╭──
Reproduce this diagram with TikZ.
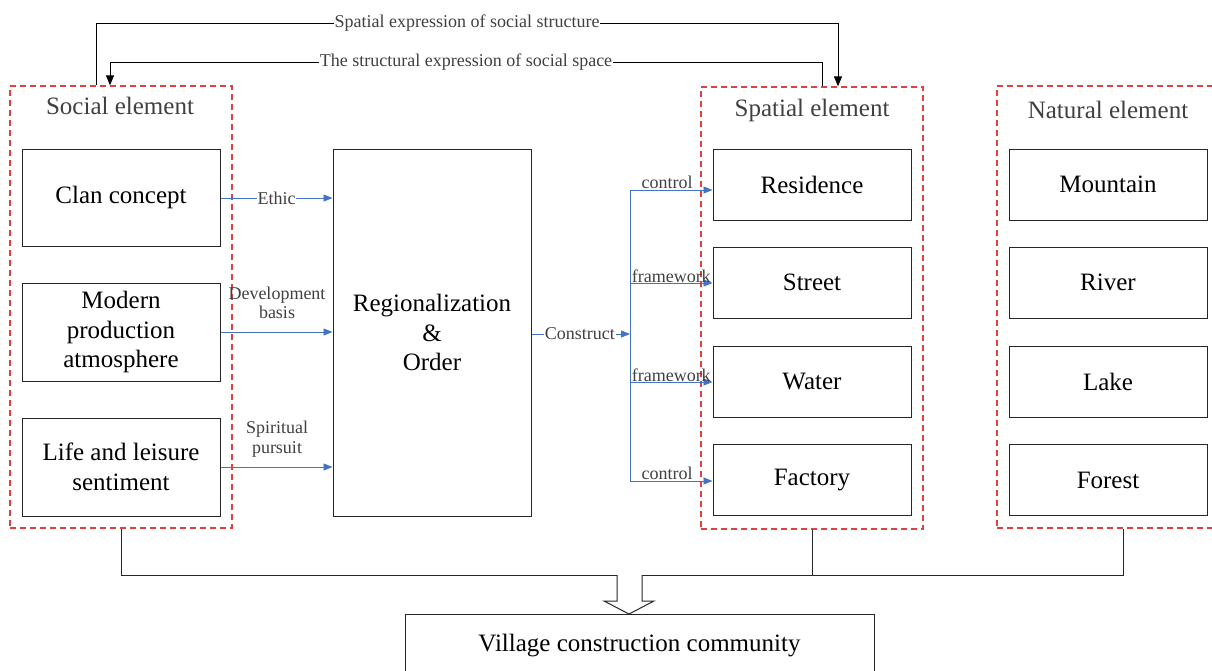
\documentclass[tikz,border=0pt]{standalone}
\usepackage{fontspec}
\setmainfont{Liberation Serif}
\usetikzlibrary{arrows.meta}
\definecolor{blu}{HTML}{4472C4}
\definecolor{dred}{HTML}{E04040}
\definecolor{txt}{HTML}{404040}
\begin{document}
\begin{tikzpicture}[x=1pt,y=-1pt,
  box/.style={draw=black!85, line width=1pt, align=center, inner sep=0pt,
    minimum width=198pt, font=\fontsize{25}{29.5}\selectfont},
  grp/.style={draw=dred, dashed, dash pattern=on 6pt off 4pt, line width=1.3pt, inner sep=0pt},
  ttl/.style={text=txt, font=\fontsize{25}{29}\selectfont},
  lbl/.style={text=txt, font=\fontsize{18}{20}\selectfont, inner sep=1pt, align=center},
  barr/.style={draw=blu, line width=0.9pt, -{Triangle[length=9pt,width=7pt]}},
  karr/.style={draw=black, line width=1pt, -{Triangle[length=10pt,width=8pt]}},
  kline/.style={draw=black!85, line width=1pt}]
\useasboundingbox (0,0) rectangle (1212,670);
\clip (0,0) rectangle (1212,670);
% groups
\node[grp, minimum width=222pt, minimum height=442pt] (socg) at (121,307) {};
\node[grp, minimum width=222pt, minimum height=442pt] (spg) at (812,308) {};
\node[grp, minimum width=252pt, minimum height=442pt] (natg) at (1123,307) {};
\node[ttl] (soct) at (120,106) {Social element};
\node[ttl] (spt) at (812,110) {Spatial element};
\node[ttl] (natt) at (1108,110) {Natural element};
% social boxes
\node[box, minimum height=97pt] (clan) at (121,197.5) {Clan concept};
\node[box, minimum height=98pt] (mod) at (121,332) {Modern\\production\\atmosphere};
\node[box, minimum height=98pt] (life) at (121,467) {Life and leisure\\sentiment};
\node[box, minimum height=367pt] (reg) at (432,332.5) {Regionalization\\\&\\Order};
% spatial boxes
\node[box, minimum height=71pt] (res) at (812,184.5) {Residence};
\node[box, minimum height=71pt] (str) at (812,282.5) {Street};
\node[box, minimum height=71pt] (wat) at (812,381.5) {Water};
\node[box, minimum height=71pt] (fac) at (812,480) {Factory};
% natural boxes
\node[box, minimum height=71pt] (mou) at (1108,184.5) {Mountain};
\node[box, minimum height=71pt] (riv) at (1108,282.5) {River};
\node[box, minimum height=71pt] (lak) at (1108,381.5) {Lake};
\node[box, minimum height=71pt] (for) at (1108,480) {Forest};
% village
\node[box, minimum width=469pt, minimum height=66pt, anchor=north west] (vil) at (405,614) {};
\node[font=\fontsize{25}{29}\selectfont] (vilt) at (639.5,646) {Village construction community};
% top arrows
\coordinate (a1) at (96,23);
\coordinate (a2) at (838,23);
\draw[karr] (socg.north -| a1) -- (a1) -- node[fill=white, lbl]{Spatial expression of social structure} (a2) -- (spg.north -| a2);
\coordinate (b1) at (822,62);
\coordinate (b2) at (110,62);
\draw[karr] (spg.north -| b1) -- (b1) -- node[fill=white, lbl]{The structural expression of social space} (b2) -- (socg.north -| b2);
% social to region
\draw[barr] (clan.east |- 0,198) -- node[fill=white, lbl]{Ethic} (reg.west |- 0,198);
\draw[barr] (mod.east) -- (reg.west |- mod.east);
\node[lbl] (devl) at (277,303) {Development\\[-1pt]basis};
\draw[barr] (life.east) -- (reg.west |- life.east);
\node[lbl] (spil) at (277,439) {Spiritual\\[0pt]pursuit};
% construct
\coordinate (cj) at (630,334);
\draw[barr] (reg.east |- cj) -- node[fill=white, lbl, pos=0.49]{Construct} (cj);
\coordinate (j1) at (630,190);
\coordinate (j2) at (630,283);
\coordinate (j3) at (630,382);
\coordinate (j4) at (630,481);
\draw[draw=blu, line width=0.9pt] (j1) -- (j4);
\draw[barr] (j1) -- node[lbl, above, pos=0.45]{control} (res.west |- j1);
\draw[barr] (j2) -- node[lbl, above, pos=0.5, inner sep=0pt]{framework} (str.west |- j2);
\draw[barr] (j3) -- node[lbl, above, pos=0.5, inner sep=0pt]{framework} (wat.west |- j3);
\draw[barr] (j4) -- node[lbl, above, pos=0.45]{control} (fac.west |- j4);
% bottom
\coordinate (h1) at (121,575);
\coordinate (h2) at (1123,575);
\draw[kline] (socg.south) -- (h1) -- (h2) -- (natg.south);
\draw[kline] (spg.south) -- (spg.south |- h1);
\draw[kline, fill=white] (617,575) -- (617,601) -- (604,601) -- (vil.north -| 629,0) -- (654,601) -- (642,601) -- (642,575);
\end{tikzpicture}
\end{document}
╰──
* **WHAT IS ASKED**
From the material above, copy everything exactly but the pictures.

* **EXERCISE OUTPUT**
Reproduce this diagram with TikZ.
\documentclass[tikz,border=0pt]{standalone}
\usepackage{fontspec}
\setmainfont{Liberation Serif}
\usetikzlibrary{arrows.meta}
\definecolor{blu}{HTML}{4472C4}
\definecolor{dred}{HTML}{E04040}
\definecolor{txt}{HTML}{404040}
\begin{document}
\begin{tikzpicture}[x=1pt,y=-1pt,
  box/.style={draw=black!85, line width=1pt, align=center, inner sep=0pt,
    minimum width=198pt, font=\fontsize{25}{29.5}\selectfont},
  grp/.style={draw=dred, dashed, dash pattern=on 6pt off 4pt, line width=1.3pt, inner sep=0pt},
  ttl/.style={text=txt, font=\fontsize{25}{29}\selectfont},
  lbl/.style={text=txt, font=\fontsize{18}{20}\selectfont, inner sep=1pt, align=center},
  barr/.style={draw=blu, line width=0.9pt, -{Triangle[length=9pt,width=7pt]}},
  karr/.style={draw=black, line width=1pt, -{Triangle[length=10pt,width=8pt]}},
  kline/.style={draw=black!85, line width=1pt}]
\useasboundingbox (0,0) rectangle (1212,670);
\clip (0,0) rectangle (1212,670);
% groups
\node[grp, minimum width=222pt, minimum height=442pt] (socg) at (121,307) {};
\node[grp, minimum width=222pt, minimum height=442pt] (spg) at (812,308) {};
\node[grp, minimum width=252pt, minimum height=442pt] (natg) at (1123,307) {};
\node[ttl] (soct) at (120,106) {Social element};
\node[ttl] (spt) at (812,110) {Spatial element};
\node[ttl] (natt) at (1108,110) {Natural element};
% social boxes
\node[box, minimum height=97pt] (clan) at (121,197.5) {Clan concept};
\node[box, minimum height=98pt] (mod) at (121,332) {Modern\\production\\atmosphere};
\node[box, minimum height=98pt] (life) at (121,467) {Life and leisure\\sentiment};
\node[box, minimum height=367pt] (reg) at (432,332.5) {Regionalization\\\&\\Order};
% spatial boxes
\node[box, minimum height=71pt] (res) at (812,184.5) {Residence};
\node[box, minimum height=71pt] (str) at (812,282.5) {Street};
\node[box, minimum height=71pt] (wat) at (812,381.5) {Water};
\node[box, minimum height=71pt] (fac) at (812,480) {Factory};
% natural boxes
\node[box, minimum height=71pt] (mou) at (1108,184.5) {Mountain};
\node[box, minimum height=71pt] (riv) at (1108,282.5) {River};
\node[box, minimum height=71pt] (lak) at (1108,381.5) {Lake};
\node[box, minimum height=71pt] (for) at (1108,480) {Forest};
% village
\node[box, minimum width=469pt, minimum height=66pt, anchor=north west] (vil) at (405,614) {};
\node[font=\fontsize{25}{29}\selectfont] (vilt) at (639.5,646) {Village construction community};
% top arrows
\coordinate (a1) at (96,23);
\coordinate (a2) at (838,23);
\draw[karr] (socg.north -| a1) -- (a1) -- node[fill=white, lbl]{Spatial expression of social structure} (a2) -- (spg.north -| a2);
\coordinate (b1) at (822,62);
\coordinate (b2) at (110,62);
\draw[karr] (spg.north -| b1) -- (b1) -- node[fill=white, lbl]{The structural expression of social space} (b2) -- (socg.north -| b2);
% social to region
\draw[barr] (clan.east |- 0,198) -- node[fill=white, lbl]{Ethic} (reg.west |- 0,198);
\draw[barr] (mod.east) -- (reg.west |- mod.east);
\node[lbl] (devl) at (277,303) {Development\\[-1pt]basis};
\draw[barr] (life.east) -- (reg.west |- life.east);
\node[lbl] (spil) at (277,439) {Spiritual\\[0pt]pursuit};
% construct
\coordinate (cj) at (630,334);
\draw[barr] (reg.east |- cj) -- node[fill=white, lbl, pos=0.49]{Construct} (cj);
\coordinate (j1) at (630,190);
\coordinate (j2) at (630,283);
\coordinate (j3) at (630,382);
\coordinate (j4) at (630,481);
\draw[draw=blu, line width=0.9pt] (j1) -- (j4);
\draw[barr] (j1) -- node[lbl, above, pos=0.45]{control} (res.west |- j1);
\draw[barr] (j2) -- node[lbl, above, pos=0.5, inner sep=0pt]{framework} (str.west |- j2);
\draw[barr] (j3) -- node[lbl, above, pos=0.5, inner sep=0pt]{framework} (wat.west |- j3);
\draw[barr] (j4) -- node[lbl, above, pos=0.45]{control} (fac.west |- j4);
% bottom
\coordinate (h1) at (121,575);
\coordinate (h2) at (1123,575);
\draw[kline] (socg.south) -- (h1) -- (h2) -- (natg.south);
\draw[kline] (spg.south) -- (spg.south |- h1);
\draw[kline, fill=white] (617,575) -- (617,601) -- (604,601) -- (vil.north -| 629,0) -- (654,601) -- (642,601) -- (642,575);
\end{tikzpicture}
\end{document}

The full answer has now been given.